The second consequence which we discern in his pages seems to us inseparable from the first. He is haunted by an ever-recurring tendency to scepticism. The great lights of heaven have been so often altered in his comprehension of them, that he is tempted to doubt whether they have any real fixed existence separable from their impression on the eye which dwells on their lustre; and though as to the highest of all forms of Being external to himself, he vigorously casts off the suspicion, yet as to all truth below that highest truth, it is evident that he obtains but a doubtful mastery over the spirit of universal doubt. Here are a few passages of the character we have described :
'In my school-days I thought life might be a dream, or I an angel, and all this world a deception, my fellow-angels by a playful device concealing themselves from me, and deceiving me with the semblance of a material world.'-Apol. p. 56.

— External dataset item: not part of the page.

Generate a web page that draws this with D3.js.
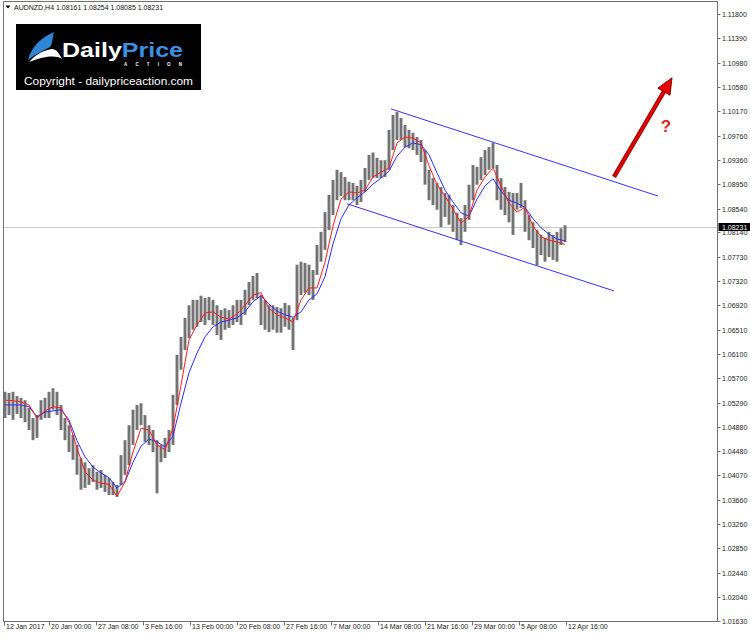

'When I was fourteen I read Paine's Tracts against the Old Testament, and found pleasure in thinking of the objections which were contained in them.'
Later on, in his youth, he says:—
'A work of Romaine's had some influence in confirming me in my mistrust of the reality of material phenomena, and making me rest in the thought of two, and two only, supreme and luminously self-evident beings-myself and my Creator.'-Apol., p. 59.
Nor does he abandon this theory in later life. He even finds in Butler's Analogy'
'An ultimate resolution of the theory to which I was inclined as a boy, namely, the unreality of material phenomena.'-Apol., p. 67.